As far as I can tell, the only thing harder than starting a new piece of writing is trying to restart a piece of writing. In fact, I’m starting to believe there’s a “novel in the drawer” epidemic overtaking our country. I can’t seem to get through a class or a conference or the supermarket without tripping over someone who’s given up on their writing because their novel didn’t turn out so well or they never got that one short story published or they gave up on poetry because of sonnets.
In my mind, this is the equivalent of giving up on your health goals because you accidentally ate a package or two of double-stuffed Oreos that one time. And I can certainly appreciate the impulse, because I gave in to it myself for so many years. There’s a little bit of a delicious, self-martyring element to it, too, isn’t there? It’s so much more romantic and wistful and self-sabotaging to talk about the creative work that got away, the one that got so close to being everything you dreamed it could be but which died a tuberculin death in a dust-filled drawer, than it is to, say, groan and pull that novel out.
But here’s what’s extraordinary. The more you pull that novel – or short story, or poem, or dissertation – out, the better it gets. I know this sounds obvious, but understanding this conceptually is much different than embracing it in reality. For one thing, this is no simple cause-and-effect relationship. The work gets better, but rarely in a convenient, consistent fashion. In fact, as far as I can tell there’s a weird plateau in the writer’s learning curve that occurs right around the time a piece of writing starts to shape up into something decent. One might get a decent piece of writing out of ten drafts, or five, or even just a few. But to take a decent piece of writing into the realm of a great, or even excellent piece of writing, you might be looking at ten times as many drafts. I imagine this is a bit how sculptors work. Initially, they might carve the general shape of a work out after just a few passes, but getting that stone from, say, the general idea of a horse into something that looks like it’s about to start galloping away is going to take a world of polishing.

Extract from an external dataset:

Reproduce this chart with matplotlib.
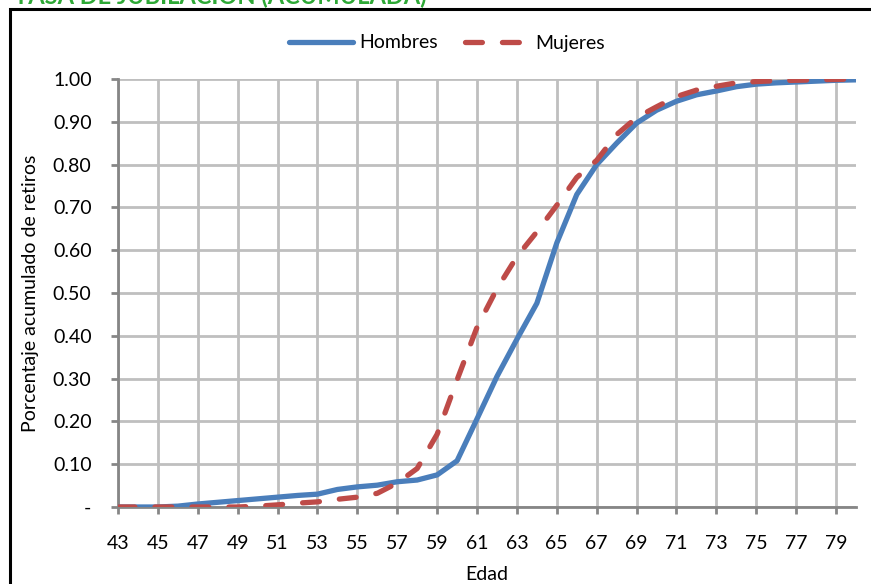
import numpy as np
import matplotlib
matplotlib.use("Agg")
import matplotlib.pyplot as plt
from matplotlib.patches import Rectangle

plt.rcParams['font.family'] = ['Lato', 'DejaVu Sans']

# edades 43..80
edades = list(range(43, 81))

hombres = [0.000, 0.000, 0.000, 0.002, 0.007, 0.011, 0.015, 0.019, 0.023, 0.027,
           0.030, 0.041, 0.047, 0.051, 0.059, 0.063, 0.075, 0.108, 0.206, 0.305,
           0.392, 0.476, 0.617, 0.730, 0.800, 0.850, 0.897, 0.927, 0.948, 0.963,
           0.972, 0.982, 0.988, 0.991, 0.993, 0.995, 0.997, 0.998]

mujeres = [0.000, 0.000, 0.000, 0.000, 0.000, 0.000, 0.000, 0.002, 0.005, 0.009,
           0.012, 0.018, 0.023, 0.032, 0.056, 0.090, 0.170, 0.297, 0.420, 0.510,
           0.585, 0.643, 0.705, 0.770, 0.810, 0.870, 0.910, 0.935, 0.959, 0.974,
           0.983, 0.991, 0.994, 0.996, 0.997, 0.998, 0.999, 1.000]

xticks = list(range(43, 80, 2))
yticks = [0.0, 0.1, 0.2, 0.3, 0.4, 0.5, 0.6, 0.7, 0.8, 0.9, 1.0]
ylabels = ["-"] + ["%.2f" % v for v in yticks[1:]]

fig = plt.figure(figsize=(8.71, 5.84), dpi=100)
ax = fig.add_axes([118 / 871, 1 - 507 / 584, (856 - 118) / 871, (507 - 79) / 584])

grid_c = "#BFBFBF"
ax.plot(edades, hombres, color="#4A7EBB", lw=3.8, label="Hombres",
        solid_capstyle="round", zorder=3)
ax.plot(edades, mujeres, color="#BE4B48", lw=3.8, label="Mujeres",
        dashes=(3.2, 3.8), dash_capstyle="round", zorder=4)

ax.set_xlim(43, 80)
ax.set_ylim(0, 1)
ax.set_xticks(xticks)
ax.set_yticks(yticks)
ax.set_yticklabels(ylabels)
ax.grid(True, color=grid_c, lw=2)
ax.set_axisbelow(True)
for s in ["top", "right"]:
    ax.spines[s].set_visible(False)
for s in ["left", "bottom"]:
    ax.spines[s].set_color("#868686")
    ax.spines[s].set_linewidth(2)
ax.tick_params(axis="both", colors="#868686", width=2, length=5, labelsize=14,
               labelcolor="black")
ax.tick_params(axis="y", pad=14)
ax.tick_params(axis="x", pad=15)

ax.set_xlabel("Edad", fontsize=14, labelpad=10)
ax.set_ylabel("Porcentaje acumulado de retiros", fontsize=14, labelpad=10)

leg = fig.legend(loc="center", bbox_to_anchor=(0.513, 1 - 43 / 584), ncol=2,
                 frameon=False, fontsize=14, handlelength=3.3, columnspacing=1.4,
                 handletextpad=0.3)

# marco del area del grafico
fig.patches.append(Rectangle((10 / 871, -0.05), 1.0, 1 - 9 / 584 + 0.05,
                             transform=fig.transFigure, fill=False,
                             edgecolor="black", lw=2.2))

# titulo recortado arriba, como en la imagen original
fig.text(14 / 871, 1 - 4 / 584, "TASA DE JUBILACIÓN (ACUMULADA)", color="#2EA836",
         fontsize=17, fontweight="bold", va="baseline", ha="left")

fig.savefig("out.png", dpi=100)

As I write this, I can picture all of you secretly patting yourselves on the back for having the wisdom to step away from this when you did. After all, who wants to be endlessly chipping away at something when you can have a beer in one hand, a slice of pizza in the other, and Netflix on an infinite loop within a matter of minutes? No one, that’s who. At least initially. But what few people realize when staring down the barrel of endless chipping is that, over time, the chipping itself develops its own intrinsic rewards.
It’s not just about getting your work to a better place. In fact, the more you write, the more likely you are to encounter those days when your work looks worse than it did when you started. It’s more about the benefits of going deep and long into something you care about. We’ve grown used to expecting so much so quickly, from ourselves as much as our world. But sometimes I wonder if that’s why lasting work is less likely to get created these days, why we’re less dissatisfied overall, constantly looking over each other’s shoulder like a bunch of manic squirrels convinced the world cannot possibly contain enough nuts to satisfy us.

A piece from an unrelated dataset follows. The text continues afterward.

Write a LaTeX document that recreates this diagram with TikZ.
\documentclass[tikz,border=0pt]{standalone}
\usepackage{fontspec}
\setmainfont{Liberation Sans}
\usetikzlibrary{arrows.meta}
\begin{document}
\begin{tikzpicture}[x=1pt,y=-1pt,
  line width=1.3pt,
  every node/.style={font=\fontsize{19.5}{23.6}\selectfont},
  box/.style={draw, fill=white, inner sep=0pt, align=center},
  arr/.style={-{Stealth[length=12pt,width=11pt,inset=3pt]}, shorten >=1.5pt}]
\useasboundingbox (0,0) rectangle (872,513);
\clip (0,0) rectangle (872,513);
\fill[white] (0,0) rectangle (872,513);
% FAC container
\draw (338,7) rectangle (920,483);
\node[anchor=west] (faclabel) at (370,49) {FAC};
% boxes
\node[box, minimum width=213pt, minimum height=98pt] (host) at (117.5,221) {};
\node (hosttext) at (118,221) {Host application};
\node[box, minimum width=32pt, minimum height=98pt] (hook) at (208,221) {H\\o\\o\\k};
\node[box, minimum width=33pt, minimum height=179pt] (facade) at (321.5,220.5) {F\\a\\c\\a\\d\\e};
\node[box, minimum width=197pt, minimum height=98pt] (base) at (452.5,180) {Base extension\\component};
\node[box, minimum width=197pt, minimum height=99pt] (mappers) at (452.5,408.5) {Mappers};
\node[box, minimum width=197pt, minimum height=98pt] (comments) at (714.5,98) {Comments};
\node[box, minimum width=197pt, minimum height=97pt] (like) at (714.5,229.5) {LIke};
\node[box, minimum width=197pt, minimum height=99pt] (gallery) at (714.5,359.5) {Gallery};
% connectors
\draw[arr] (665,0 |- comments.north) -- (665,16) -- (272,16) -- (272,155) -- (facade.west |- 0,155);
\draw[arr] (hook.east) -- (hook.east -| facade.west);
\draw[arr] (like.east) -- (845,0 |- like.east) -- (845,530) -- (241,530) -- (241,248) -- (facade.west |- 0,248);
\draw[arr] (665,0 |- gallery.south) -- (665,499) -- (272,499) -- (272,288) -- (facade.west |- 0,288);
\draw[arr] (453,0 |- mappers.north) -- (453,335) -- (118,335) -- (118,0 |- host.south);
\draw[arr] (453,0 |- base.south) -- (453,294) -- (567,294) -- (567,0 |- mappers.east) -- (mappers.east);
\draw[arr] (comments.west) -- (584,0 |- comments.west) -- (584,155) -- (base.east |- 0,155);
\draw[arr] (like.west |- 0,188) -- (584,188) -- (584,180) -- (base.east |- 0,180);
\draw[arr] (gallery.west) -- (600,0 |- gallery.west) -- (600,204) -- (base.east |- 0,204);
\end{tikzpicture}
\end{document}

The art of the jump start, on the other hand, is subtle. It’s the quiet weathering of your foibles and imperfections, a quiet devotion to meaning that’s seeded incrementally and over time. It’s forgiving yourself for having kept that novel in the drawer for five years or five decades and starting over anyway, even if that means an obnoxious amount of moaning and groaning, even if that means on the first day you have to go lie down because it’s even worse than you thought. It’s about knowing that this won’t be the last time you’re discouraged, and that you can persist anyway. It’s giving yourself the permission to restart without judgement, the audacity to release the story you’ve been carrying around about why you gave up in the first place and dive into the far more interesting work of creating a new story. It’s seeing the trees instead of the forest; an investment in what you can do here and now instead of a judgment about the past or an expectation about the future. And ironically, when you do learn to appreciate your trees, when you figure out how to care for even the stumpy and flowerless ones, your forest will be that much more likely to flourish.
Patrick Balester says
You sound like you’ve been down this road, (smiles ironically). And so you have. And so have I. Thanks, I needed that.
Raul says
A lesson along the way! I didn’t realize how bad I wrote until I started writing better!